BRIEF
Take the listing from its first line through the line that contains "annot_y = 116.9" and please retype those lines exactly, leaving out the pictures.

GIVEN MATERIAL
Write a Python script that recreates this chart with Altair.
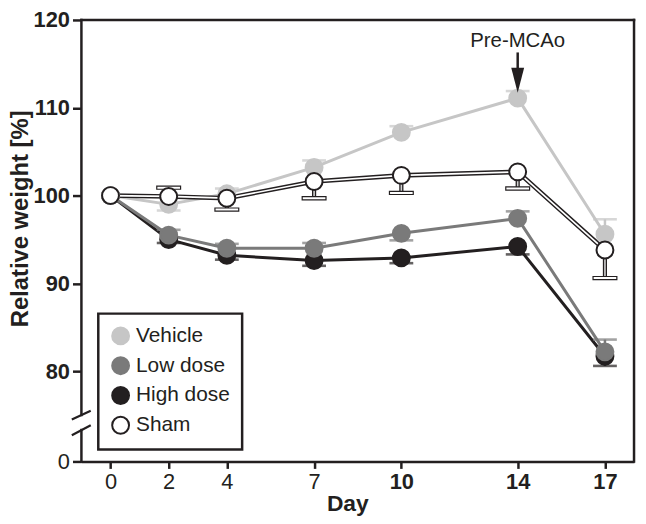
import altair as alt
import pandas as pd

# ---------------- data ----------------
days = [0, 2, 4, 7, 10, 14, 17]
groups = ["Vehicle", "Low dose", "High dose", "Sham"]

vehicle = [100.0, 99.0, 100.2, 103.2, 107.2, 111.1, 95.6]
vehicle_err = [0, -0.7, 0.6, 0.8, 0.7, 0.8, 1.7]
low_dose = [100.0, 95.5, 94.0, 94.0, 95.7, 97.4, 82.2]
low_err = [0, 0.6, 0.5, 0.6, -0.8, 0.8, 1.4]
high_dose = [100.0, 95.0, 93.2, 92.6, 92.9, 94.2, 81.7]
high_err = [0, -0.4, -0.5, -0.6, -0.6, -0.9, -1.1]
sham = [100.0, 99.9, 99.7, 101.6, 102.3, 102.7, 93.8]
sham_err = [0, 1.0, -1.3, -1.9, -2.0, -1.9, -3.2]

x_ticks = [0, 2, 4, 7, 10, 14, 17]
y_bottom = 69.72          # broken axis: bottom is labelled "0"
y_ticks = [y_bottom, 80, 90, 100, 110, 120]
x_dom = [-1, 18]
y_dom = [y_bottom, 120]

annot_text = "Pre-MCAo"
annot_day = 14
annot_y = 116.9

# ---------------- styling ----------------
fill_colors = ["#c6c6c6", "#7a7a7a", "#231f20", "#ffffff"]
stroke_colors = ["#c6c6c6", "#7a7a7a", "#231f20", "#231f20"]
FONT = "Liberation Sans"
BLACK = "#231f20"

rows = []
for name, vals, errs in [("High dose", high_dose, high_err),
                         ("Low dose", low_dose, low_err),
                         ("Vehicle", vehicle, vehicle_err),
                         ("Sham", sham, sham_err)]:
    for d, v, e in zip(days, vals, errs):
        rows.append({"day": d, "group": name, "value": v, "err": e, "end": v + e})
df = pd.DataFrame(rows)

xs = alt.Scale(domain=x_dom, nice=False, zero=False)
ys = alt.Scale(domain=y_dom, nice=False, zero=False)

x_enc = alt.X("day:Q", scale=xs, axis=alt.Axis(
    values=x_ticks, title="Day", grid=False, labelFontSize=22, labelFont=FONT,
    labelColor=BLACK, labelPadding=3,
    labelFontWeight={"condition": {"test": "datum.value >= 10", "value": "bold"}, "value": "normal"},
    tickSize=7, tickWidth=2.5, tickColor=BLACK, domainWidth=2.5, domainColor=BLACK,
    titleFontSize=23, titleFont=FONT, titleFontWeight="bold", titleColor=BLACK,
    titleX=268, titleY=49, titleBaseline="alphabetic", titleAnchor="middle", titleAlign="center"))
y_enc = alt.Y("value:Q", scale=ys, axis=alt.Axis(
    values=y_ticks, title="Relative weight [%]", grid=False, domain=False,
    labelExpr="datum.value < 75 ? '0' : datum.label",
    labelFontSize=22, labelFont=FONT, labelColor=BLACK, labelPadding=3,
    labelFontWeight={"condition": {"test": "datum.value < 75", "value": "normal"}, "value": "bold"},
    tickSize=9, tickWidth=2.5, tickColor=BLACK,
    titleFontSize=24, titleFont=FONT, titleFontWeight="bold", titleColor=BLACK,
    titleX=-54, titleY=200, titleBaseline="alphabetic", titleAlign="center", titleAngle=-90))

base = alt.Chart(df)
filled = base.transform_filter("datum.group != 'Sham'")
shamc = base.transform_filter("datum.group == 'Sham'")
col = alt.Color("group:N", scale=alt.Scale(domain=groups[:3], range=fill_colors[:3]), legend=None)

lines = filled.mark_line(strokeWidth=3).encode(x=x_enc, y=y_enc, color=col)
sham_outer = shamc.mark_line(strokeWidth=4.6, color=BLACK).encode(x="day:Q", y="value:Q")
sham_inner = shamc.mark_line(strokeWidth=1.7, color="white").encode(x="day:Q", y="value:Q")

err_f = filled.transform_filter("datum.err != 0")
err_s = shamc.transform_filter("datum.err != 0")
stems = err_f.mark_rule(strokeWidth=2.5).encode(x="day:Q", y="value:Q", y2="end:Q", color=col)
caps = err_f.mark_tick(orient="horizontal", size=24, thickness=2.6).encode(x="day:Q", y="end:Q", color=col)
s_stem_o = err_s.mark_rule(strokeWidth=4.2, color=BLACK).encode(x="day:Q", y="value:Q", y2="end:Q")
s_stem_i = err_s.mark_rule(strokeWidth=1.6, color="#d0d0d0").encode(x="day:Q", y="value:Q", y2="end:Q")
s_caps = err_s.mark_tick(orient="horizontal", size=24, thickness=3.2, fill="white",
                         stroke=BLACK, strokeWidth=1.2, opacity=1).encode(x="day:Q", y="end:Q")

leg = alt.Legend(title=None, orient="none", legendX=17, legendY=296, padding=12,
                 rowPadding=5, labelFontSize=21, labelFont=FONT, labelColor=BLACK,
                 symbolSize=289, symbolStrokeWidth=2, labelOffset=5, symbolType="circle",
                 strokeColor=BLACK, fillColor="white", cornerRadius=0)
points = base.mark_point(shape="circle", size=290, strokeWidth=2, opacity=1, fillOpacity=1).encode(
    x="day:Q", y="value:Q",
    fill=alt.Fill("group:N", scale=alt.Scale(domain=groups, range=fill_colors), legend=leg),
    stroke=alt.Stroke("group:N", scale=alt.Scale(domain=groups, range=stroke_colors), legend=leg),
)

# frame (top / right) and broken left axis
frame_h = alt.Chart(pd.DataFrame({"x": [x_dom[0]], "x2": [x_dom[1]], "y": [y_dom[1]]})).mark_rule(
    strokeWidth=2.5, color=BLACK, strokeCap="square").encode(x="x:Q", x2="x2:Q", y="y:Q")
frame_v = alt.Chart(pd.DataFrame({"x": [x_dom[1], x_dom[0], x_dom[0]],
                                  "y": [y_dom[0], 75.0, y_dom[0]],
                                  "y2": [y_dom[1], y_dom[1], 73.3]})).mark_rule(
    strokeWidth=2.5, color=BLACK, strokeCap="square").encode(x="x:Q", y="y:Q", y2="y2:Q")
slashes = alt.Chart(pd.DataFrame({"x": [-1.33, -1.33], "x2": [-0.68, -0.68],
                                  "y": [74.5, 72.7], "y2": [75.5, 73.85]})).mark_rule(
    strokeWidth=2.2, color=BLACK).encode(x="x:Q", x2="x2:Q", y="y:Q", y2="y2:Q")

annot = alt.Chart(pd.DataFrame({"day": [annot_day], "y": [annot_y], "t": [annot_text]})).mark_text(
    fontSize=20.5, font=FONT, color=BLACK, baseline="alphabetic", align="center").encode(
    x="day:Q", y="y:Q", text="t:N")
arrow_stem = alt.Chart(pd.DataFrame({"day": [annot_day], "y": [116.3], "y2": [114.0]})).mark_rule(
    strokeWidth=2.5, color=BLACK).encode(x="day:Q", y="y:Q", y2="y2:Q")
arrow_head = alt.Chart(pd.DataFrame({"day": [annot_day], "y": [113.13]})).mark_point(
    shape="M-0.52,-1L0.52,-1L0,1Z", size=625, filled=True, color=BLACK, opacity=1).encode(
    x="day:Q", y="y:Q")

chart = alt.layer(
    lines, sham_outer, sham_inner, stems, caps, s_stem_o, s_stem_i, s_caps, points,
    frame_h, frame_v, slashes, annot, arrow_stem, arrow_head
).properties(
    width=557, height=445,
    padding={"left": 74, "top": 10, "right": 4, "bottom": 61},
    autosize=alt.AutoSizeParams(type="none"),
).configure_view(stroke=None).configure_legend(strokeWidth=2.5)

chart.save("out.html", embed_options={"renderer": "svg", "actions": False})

REPLY TO THE EXERCISE
Write a Python script that recreates this chart with Altair.
import altair as alt
import pandas as pd

# ---------------- data ----------------
days = [0, 2, 4, 7, 10, 14, 17]
groups = ["Vehicle", "Low dose", "High dose", "Sham"]

vehicle = [100.0, 99.0, 100.2, 103.2, 107.2, 111.1, 95.6]
vehicle_err = [0, -0.7, 0.6, 0.8, 0.7, 0.8, 1.7]
low_dose = [100.0, 95.5, 94.0, 94.0, 95.7, 97.4, 82.2]
low_err = [0, 0.6, 0.5, 0.6, -0.8, 0.8, 1.4]
high_dose = [100.0, 95.0, 93.2, 92.6, 92.9, 94.2, 81.7]
high_err = [0, -0.4, -0.5, -0.6, -0.6, -0.9, -1.1]
sham = [100.0, 99.9, 99.7, 101.6, 102.3, 102.7, 93.8]
sham_err = [0, 1.0, -1.3, -1.9, -2.0, -1.9, -3.2]

x_ticks = [0, 2, 4, 7, 10, 14, 17]
y_bottom = 69.72          # broken axis: bottom is labelled "0"
y_ticks = [y_bottom, 80, 90, 100, 110, 120]
x_dom = [-1, 18]
y_dom = [y_bottom, 120]

annot_text = "Pre-MCAo"
annot_day = 14
annot_y = 116.9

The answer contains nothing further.